** Requirement **
Give all of the lines again, with nothing added or dropped.

** Given information **
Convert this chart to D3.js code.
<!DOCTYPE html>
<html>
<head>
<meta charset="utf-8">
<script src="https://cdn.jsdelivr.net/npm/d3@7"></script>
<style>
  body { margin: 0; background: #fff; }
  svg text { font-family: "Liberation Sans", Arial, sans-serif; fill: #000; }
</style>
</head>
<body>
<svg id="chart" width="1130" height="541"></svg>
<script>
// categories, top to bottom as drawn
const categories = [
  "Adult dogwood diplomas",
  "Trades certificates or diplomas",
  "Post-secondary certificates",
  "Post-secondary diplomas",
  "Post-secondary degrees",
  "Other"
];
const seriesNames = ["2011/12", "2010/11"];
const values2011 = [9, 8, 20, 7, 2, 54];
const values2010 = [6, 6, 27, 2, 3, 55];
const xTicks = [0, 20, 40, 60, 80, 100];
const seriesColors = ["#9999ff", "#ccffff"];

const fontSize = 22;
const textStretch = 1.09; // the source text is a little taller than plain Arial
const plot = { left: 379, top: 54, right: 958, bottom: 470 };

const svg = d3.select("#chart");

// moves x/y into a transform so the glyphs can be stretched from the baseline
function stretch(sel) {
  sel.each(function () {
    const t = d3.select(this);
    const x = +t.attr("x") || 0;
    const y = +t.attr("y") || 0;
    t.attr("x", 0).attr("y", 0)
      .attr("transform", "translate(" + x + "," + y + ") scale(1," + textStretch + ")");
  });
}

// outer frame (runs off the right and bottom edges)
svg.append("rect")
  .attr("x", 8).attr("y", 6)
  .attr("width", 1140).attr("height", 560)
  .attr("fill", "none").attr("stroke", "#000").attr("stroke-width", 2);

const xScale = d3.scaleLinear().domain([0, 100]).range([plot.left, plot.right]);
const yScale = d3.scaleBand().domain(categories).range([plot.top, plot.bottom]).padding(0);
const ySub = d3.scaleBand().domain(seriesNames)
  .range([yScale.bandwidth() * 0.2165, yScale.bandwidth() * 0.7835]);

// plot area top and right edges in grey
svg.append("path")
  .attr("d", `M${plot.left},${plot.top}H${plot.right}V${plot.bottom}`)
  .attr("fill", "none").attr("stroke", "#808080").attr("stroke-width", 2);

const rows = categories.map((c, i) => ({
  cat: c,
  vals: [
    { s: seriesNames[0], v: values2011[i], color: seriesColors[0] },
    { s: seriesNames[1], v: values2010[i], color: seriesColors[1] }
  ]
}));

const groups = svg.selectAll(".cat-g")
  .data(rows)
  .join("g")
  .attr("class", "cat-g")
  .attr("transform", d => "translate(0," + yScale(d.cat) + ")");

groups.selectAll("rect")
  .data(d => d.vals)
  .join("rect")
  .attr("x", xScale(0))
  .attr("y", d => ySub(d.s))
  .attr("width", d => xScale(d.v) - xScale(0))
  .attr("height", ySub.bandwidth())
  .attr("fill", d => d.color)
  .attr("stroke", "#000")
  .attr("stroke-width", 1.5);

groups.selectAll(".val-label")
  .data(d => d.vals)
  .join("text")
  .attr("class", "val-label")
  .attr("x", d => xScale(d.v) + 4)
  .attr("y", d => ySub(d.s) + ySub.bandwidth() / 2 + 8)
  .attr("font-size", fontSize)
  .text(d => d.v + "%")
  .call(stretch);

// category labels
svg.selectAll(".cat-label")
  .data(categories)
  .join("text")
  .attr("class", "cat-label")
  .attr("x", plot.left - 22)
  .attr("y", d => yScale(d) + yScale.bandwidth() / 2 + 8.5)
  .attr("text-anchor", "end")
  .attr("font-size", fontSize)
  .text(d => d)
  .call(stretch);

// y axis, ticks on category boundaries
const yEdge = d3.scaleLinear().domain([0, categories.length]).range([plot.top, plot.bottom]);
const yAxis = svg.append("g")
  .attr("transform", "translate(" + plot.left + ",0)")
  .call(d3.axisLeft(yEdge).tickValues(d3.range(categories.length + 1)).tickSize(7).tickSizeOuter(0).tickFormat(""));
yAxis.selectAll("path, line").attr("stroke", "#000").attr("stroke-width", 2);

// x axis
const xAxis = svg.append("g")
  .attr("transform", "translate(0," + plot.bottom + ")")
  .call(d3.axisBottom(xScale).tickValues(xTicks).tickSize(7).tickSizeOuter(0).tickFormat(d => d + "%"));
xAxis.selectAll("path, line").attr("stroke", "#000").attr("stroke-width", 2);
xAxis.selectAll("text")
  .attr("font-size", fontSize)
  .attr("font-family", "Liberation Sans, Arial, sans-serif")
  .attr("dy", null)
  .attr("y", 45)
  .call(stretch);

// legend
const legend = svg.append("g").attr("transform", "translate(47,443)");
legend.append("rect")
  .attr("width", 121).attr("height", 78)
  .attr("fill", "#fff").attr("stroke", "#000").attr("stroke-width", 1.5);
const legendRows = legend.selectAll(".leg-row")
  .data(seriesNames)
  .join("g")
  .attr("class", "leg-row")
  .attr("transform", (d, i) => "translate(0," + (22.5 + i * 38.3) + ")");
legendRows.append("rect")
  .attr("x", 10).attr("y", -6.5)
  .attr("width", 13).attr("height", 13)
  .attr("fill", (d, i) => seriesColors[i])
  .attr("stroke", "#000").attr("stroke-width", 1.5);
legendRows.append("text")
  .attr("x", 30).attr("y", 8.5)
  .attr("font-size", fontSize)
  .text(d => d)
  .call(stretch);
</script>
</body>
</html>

** Problem solution **
Convert this chart to D3.js code.
<!DOCTYPE html>
<html>
<head>
<meta charset="utf-8">
<script src="https://cdn.jsdelivr.net/npm/d3@7"></script>
<style>
  body { margin: 0; background: #fff; }
  svg text { font-family: "Liberation Sans", Arial, sans-serif; fill: #000; }
</style>
</head>
<body>
<svg id="chart" width="1130" height="541"></svg>
<script>
// categories, top to bottom as drawn
const categories = [
  "Adult dogwood diplomas",
  "Trades certificates or diplomas",
  "Post-secondary certificates",
  "Post-secondary diplomas",
  "Post-secondary degrees",
  "Other"
];
const seriesNames = ["2011/12", "2010/11"];
const values2011 = [9, 8, 20, 7, 2, 54];
const values2010 = [6, 6, 27, 2, 3, 55];
const xTicks = [0, 20, 40, 60, 80, 100];
const seriesColors = ["#9999ff", "#ccffff"];

const fontSize = 22;
const textStretch = 1.09; // the source text is a little taller than plain Arial
const plot = { left: 379, top: 54, right: 958, bottom: 470 };

const svg = d3.select("#chart");

// moves x/y into a transform so the glyphs can be stretched from the baseline
function stretch(sel) {
  sel.each(function () {
    const t = d3.select(this);
    const x = +t.attr("x") || 0;
    const y = +t.attr("y") || 0;
    t.attr("x", 0).attr("y", 0)
      .attr("transform", "translate(" + x + "," + y + ") scale(1," + textStretch + ")");
  });
}

// outer frame (runs off the right and bottom edges)
svg.append("rect")
  .attr("x", 8).attr("y", 6)
  .attr("width", 1140).attr("height", 560)
  .attr("fill", "none").attr("stroke", "#000").attr("stroke-width", 2);

const xScale = d3.scaleLinear().domain([0, 100]).range([plot.left, plot.right]);
const yScale = d3.scaleBand().domain(categories).range([plot.top, plot.bottom]).padding(0);
const ySub = d3.scaleBand().domain(seriesNames)
  .range([yScale.bandwidth() * 0.2165, yScale.bandwidth() * 0.7835]);

// plot area top and right edges in grey
svg.append("path")
  .attr("d", `M${plot.left},${plot.top}H${plot.right}V${plot.bottom}`)
  .attr("fill", "none").attr("stroke", "#808080").attr("stroke-width", 2);

const rows = categories.map((c, i) => ({
  cat: c,
  vals: [
    { s: seriesNames[0], v: values2011[i], color: seriesColors[0] },
    { s: seriesNames[1], v: values2010[i], color: seriesColors[1] }
  ]
}));

const groups = svg.selectAll(".cat-g")
  .data(rows)
  .join("g")
  .attr("class", "cat-g")
  .attr("transform", d => "translate(0," + yScale(d.cat) + ")");

groups.selectAll("rect")
  .data(d => d.vals)
  .join("rect")
  .attr("x", xScale(0))
  .attr("y", d => ySub(d.s))
  .attr("width", d => xScale(d.v) - xScale(0))
  .attr("height", ySub.bandwidth())
  .attr("fill", d => d.color)
  .attr("stroke", "#000")
  .attr("stroke-width", 1.5);

groups.selectAll(".val-label")
  .data(d => d.vals)
  .join("text")
  .attr("class", "val-label")
  .attr("x", d => xScale(d.v) + 4)
  .attr("y", d => ySub(d.s) + ySub.bandwidth() / 2 + 8)
  .attr("font-size", fontSize)
  .text(d => d.v + "%")
  .call(stretch);

// category labels
svg.selectAll(".cat-label")
  .data(categories)
  .join("text")
  .attr("class", "cat-label")
  .attr("x", plot.left - 22)
  .attr("y", d => yScale(d) + yScale.bandwidth() / 2 + 8.5)
  .attr("text-anchor", "end")
  .attr("font-size", fontSize)
  .text(d => d)
  .call(stretch);

// y axis, ticks on category boundaries
const yEdge = d3.scaleLinear().domain([0, categories.length]).range([plot.top, plot.bottom]);
const yAxis = svg.append("g")
  .attr("transform", "translate(" + plot.left + ",0)")
  .call(d3.axisLeft(yEdge).tickValues(d3.range(categories.length + 1)).tickSize(7).tickSizeOuter(0).tickFormat(""));
yAxis.selectAll("path, line").attr("stroke", "#000").attr("stroke-width", 2);

// x axis
const xAxis = svg.append("g")
  .attr("transform", "translate(0," + plot.bottom + ")")
  .call(d3.axisBottom(xScale).tickValues(xTicks).tickSize(7).tickSizeOuter(0).tickFormat(d => d + "%"));
xAxis.selectAll("path, line").attr("stroke", "#000").attr("stroke-width", 2);
xAxis.selectAll("text")
  .attr("font-size", fontSize)
  .attr("font-family", "Liberation Sans, Arial, sans-serif")
  .attr("dy", null)
  .attr("y", 45)
  .call(stretch);

// legend
const legend = svg.append("g").attr("transform", "translate(47,443)");
legend.append("rect")
  .attr("width", 121).attr("height", 78)
  .attr("fill", "#fff").attr("stroke", "#000").attr("stroke-width", 1.5);
const legendRows = legend.selectAll(".leg-row")
  .data(seriesNames)
  .join("g")
  .attr("class", "leg-row")
  .attr("transform", (d, i) => "translate(0," + (22.5 + i * 38.3) + ")");
legendRows.append("rect")
  .attr("x", 10).attr("y", -6.5)
  .attr("width", 13).attr("height", 13)
  .attr("fill", (d, i) => seriesColors[i])
  .attr("stroke", "#000").attr("stroke-width", 1.5);
legendRows.append("text")
  .attr("x", 30).attr("y", 8.5)
  .attr("font-size", fontSize)
  .text(d => d)
  .call(stretch);
</script>
</body>
</html>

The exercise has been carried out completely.